When you have a cold, there’s Nyquil. If you have a stomachache, there’s Pepto Bismol and if you have a toothache, there’s Orajel. No matter what ailment you’re suffering from there seems to be a magical elixir, and in the past few years, antidepressants have become the face of relief for conditions such as depression and anxiety. But what if these disorders are being over diagnosed making these potentially dangerous medications unnecessary?
The Centers for Disease Control released a study that concluded that antidepressants were the most commonly prescribed medication in the United States in 2005 with 118 million out of 2.4 billion prescriptions being antidepressants. Alarmingly, Dr. Kelly Posner, an assistant professor at Columbia University College of Physicians and Surgeons, says statistics show that 25 percent of adults will have major depressive episodes throughout the course of their lifetime. Even more startling, a study conducted by the New England Journal of Medicine found that 25 to 50 percent of college students across the nation who decide to go to counseling are on antidepressants beforehand.

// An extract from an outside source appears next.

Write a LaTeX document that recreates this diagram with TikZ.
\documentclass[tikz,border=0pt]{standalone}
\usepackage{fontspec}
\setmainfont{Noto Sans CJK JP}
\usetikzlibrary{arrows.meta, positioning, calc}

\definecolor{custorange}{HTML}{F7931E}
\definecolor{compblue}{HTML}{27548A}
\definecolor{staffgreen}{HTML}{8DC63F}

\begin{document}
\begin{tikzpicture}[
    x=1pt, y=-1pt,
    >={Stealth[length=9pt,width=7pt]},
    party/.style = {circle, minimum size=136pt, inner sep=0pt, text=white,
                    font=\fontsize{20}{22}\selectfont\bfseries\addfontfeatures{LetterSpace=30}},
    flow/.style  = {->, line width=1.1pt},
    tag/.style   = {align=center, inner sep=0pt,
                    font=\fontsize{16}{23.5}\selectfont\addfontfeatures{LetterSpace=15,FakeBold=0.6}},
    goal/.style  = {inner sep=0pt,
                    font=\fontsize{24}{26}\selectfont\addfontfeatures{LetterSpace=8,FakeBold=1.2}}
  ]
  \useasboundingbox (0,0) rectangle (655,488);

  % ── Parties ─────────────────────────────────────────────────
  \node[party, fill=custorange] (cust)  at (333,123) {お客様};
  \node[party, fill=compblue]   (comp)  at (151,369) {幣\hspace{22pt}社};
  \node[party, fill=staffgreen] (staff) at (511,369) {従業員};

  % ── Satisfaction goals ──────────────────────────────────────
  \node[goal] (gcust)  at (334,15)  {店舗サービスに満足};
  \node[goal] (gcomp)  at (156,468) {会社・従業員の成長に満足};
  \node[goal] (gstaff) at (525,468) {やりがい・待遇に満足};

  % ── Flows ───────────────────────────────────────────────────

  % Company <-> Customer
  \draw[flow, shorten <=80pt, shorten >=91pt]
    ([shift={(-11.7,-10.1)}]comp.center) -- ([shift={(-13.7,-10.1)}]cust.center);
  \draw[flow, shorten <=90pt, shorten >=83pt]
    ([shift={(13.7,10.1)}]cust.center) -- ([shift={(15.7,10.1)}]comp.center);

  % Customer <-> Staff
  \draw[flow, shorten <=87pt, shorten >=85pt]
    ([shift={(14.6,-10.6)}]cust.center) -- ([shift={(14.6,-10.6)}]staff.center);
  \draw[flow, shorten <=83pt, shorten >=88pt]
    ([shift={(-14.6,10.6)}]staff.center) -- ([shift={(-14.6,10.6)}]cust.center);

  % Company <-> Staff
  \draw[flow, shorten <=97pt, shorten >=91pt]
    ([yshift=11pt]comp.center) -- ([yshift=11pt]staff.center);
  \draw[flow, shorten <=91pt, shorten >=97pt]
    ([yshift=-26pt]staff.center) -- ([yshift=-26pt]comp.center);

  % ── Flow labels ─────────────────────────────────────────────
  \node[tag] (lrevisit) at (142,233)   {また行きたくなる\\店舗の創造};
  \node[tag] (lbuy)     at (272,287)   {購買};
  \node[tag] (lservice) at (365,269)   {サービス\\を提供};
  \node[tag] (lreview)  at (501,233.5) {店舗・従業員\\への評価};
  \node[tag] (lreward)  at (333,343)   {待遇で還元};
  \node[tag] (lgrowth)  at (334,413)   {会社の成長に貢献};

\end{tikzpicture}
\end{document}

It cannot be denied that a vast amount of people on antidepressants are greatly helped from these medications, for some they really do make the difference between life and death, but what about the rest of us? Lately, it seems like all you have to do is walk into any physician’s office and tell him or her that you’re feeling down and—BAM—they will refer you to a psychiatrist who will load you up with pills to erase your worries. Seems too good to be true? Well, it’s not. I’ve gone through this experience personally, and sometimes it’s even easier than that. Primary doctors even prescribe antidepressants, no questions asked. For other medical conditions, getting the right medications can be a lengthy and carefully considered process. With antidepressants, I feel this is not the case.
To prove this point, all I have to do is reach into my own personal experiences. After being off antidepressants for years due to adverse effects and lack of solving my sadness, I consulted a psychiatrist last fall. Within the first 20 minutes of the doctor meeting me, he was convinced I had generalized anxiety disorder. When I raised an eyebrow to his sudden diagnosis, he assured me that he was right 99.9 percent of the time the first time he diagnosed someone. I made the feeble-minded mistake of trusting him and I too got loaded up on these so-called “happy” pills. He had to up my dosage four times and still the medication ceased to work. When I confronted him about it and asked if he could have been wrong about my “illness” he insisted he was positive I had generalized anxiety disorder. Today I am seeing a counselor and no longer taking any medications. My new counselor’s diagnosis? I don’t have GAD, nor do I have any other mental disorder.
Unfortunately, I’m not alone. Not only do I have personal friends who were misdiagnosed and given unnecessary antidepressant medications, but thousands of people across the country are overprescribed as well. The Journal of Clinical Psychiatry released information in 2011 stating that one-fourth of Americans on antidepressants were never diagnosed with conditions that would warrant taking them in the first place. There may not be blood tests or brain scans to prove a patient has bipolar disorder, depression, anxiety or other mental illnesses, but the bottom line is that doctors need to take the time to properly evaluate someone’s symptoms before giving them such a risky medication. These medications are known to cause suicidal thoughts in teens and young adults and a vast array of other problems such as fatigue, dry mouth, worsening of depression, erectile dysfunction—you name it. In the end, we must be our own advocates when it comes to these medications and decide if we will join the millions of Americans walking around right now drugged up on antidepressants—too many of them over-diagnosed or not diagnosed at all.